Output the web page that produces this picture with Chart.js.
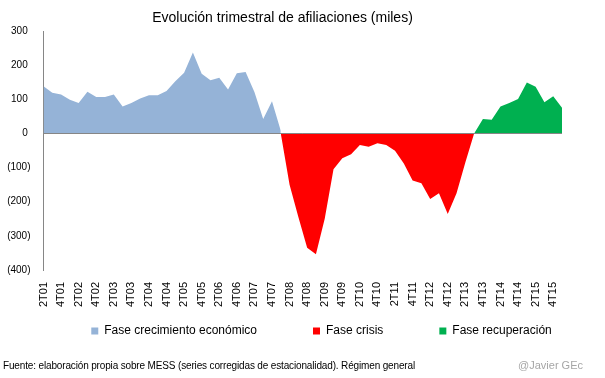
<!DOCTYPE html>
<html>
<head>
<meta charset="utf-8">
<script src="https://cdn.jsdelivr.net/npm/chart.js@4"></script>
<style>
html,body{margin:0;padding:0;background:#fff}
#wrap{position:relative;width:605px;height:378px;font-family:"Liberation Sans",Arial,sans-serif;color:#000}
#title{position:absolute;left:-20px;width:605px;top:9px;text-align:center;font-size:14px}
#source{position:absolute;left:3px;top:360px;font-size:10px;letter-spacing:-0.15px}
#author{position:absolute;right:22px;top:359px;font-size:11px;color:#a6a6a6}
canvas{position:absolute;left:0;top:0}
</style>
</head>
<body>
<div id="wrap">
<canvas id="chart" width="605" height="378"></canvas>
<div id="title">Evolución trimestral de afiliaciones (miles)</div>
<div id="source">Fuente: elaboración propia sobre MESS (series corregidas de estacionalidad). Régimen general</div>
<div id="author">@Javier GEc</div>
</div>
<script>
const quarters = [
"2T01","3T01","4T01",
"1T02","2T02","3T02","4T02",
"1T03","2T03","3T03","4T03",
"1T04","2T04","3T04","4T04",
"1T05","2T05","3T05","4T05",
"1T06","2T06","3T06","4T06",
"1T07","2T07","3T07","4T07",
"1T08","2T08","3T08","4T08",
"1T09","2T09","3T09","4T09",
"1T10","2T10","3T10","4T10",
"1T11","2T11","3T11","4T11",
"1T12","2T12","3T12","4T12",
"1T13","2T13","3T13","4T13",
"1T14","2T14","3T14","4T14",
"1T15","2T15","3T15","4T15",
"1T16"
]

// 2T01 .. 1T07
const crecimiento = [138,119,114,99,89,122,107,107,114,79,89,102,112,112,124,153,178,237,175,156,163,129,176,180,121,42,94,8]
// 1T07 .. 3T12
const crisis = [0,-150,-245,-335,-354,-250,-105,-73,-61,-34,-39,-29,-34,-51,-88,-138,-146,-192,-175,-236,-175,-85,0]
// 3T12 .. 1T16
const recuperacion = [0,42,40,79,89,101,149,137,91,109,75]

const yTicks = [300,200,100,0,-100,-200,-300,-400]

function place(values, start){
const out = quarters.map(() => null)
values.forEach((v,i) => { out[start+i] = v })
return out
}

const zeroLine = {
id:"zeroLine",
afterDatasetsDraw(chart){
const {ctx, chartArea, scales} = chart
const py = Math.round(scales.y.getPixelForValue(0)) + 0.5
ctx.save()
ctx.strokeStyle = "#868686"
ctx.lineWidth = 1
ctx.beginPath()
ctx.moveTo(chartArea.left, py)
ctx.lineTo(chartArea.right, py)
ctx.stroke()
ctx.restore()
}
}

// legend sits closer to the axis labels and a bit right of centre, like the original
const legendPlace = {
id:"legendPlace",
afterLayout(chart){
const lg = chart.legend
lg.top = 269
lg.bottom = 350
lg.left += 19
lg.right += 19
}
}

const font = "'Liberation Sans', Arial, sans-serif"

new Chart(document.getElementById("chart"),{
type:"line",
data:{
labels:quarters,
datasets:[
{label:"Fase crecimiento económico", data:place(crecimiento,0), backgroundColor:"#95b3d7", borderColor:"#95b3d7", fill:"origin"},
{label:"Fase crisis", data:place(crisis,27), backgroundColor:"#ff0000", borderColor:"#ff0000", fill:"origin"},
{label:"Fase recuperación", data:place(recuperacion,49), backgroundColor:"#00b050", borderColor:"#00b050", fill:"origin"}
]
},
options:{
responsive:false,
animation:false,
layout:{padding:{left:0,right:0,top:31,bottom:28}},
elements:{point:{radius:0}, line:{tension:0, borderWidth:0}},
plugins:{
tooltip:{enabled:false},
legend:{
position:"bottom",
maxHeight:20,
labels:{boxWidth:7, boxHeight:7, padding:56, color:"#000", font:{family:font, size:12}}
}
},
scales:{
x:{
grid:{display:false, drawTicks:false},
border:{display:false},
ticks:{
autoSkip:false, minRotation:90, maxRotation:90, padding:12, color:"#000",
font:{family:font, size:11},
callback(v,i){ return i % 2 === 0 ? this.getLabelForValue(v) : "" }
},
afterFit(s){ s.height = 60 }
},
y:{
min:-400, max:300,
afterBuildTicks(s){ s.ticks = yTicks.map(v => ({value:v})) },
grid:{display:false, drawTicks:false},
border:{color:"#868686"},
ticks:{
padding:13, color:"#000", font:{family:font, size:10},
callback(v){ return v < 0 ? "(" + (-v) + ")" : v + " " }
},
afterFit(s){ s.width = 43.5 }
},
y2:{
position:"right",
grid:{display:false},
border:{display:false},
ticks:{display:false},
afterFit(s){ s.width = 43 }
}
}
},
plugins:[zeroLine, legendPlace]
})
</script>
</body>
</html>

⁂

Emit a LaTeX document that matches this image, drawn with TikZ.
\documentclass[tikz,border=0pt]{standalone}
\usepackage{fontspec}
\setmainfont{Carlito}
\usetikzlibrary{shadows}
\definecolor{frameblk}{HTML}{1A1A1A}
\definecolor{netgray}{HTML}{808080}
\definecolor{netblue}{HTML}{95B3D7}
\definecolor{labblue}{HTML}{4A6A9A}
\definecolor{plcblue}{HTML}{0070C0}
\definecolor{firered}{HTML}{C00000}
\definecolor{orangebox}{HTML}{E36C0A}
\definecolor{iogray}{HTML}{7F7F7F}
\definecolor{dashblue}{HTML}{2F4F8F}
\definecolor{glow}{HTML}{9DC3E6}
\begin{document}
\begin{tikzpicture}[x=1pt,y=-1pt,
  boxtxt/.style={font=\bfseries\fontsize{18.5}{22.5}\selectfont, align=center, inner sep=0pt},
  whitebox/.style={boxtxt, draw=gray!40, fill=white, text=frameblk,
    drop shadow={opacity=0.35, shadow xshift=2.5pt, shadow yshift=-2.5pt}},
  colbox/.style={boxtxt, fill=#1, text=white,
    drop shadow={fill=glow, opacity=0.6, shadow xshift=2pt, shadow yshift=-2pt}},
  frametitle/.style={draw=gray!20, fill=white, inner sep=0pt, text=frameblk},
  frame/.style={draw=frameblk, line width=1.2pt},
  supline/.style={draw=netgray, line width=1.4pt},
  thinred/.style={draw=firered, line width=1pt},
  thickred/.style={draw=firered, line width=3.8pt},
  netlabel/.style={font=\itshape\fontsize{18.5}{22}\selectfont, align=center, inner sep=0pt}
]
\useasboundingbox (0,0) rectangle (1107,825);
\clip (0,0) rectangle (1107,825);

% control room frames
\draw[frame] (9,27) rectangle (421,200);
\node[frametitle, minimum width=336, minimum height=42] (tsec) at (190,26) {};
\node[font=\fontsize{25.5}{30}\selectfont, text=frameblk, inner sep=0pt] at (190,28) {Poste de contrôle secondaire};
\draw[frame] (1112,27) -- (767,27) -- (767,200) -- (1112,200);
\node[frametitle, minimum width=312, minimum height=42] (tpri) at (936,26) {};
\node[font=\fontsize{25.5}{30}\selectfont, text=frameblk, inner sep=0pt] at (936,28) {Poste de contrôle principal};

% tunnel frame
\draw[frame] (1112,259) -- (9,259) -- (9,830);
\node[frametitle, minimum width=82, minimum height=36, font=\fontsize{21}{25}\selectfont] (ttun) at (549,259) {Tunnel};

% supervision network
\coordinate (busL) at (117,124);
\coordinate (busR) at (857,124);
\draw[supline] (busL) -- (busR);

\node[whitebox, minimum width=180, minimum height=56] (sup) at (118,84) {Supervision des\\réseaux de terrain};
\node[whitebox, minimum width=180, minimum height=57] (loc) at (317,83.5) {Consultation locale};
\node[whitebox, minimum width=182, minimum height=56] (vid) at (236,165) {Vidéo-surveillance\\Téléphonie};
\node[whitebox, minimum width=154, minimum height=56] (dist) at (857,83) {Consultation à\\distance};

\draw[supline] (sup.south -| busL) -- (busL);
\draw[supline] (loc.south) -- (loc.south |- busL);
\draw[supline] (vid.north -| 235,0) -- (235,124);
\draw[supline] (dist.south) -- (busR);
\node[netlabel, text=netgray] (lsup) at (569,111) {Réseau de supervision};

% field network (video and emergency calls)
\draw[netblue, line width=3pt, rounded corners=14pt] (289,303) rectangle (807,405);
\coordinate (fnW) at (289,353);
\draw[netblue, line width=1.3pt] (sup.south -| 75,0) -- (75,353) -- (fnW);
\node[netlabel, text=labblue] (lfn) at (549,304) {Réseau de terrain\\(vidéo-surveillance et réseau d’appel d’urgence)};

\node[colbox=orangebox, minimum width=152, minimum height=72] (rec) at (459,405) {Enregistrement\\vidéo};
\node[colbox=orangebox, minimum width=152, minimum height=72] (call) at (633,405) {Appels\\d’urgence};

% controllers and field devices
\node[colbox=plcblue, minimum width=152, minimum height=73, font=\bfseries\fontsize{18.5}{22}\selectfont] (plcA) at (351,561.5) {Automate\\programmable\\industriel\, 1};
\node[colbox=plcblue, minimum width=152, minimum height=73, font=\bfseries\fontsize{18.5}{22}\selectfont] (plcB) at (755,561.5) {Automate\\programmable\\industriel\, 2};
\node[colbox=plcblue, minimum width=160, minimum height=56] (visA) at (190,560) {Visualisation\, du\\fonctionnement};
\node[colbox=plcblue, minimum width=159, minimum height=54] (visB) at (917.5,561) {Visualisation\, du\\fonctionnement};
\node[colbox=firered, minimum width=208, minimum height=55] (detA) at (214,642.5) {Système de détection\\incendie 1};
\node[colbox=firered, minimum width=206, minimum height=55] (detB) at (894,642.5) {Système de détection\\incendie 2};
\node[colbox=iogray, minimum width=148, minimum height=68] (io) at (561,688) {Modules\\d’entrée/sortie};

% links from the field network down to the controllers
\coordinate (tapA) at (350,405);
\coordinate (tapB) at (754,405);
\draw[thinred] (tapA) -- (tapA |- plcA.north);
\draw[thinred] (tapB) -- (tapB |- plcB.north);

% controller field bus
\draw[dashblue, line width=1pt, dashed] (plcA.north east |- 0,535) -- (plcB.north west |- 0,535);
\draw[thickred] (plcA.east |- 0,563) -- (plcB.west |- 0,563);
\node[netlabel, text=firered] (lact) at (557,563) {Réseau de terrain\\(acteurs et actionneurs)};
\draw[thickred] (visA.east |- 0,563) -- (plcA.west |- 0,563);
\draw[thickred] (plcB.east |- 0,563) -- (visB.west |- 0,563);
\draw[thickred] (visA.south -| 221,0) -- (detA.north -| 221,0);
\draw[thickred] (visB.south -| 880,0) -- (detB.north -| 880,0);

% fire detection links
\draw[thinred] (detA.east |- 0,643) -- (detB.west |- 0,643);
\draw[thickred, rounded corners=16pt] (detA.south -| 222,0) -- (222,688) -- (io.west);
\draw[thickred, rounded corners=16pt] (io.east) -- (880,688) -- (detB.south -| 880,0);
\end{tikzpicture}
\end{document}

⁂

**Aim**
List each line holding the string "that".

**Task answer**
Output the web page that produces this picture with Chart.js.
Emit a LaTeX document that matches this image, drawn with TikZ.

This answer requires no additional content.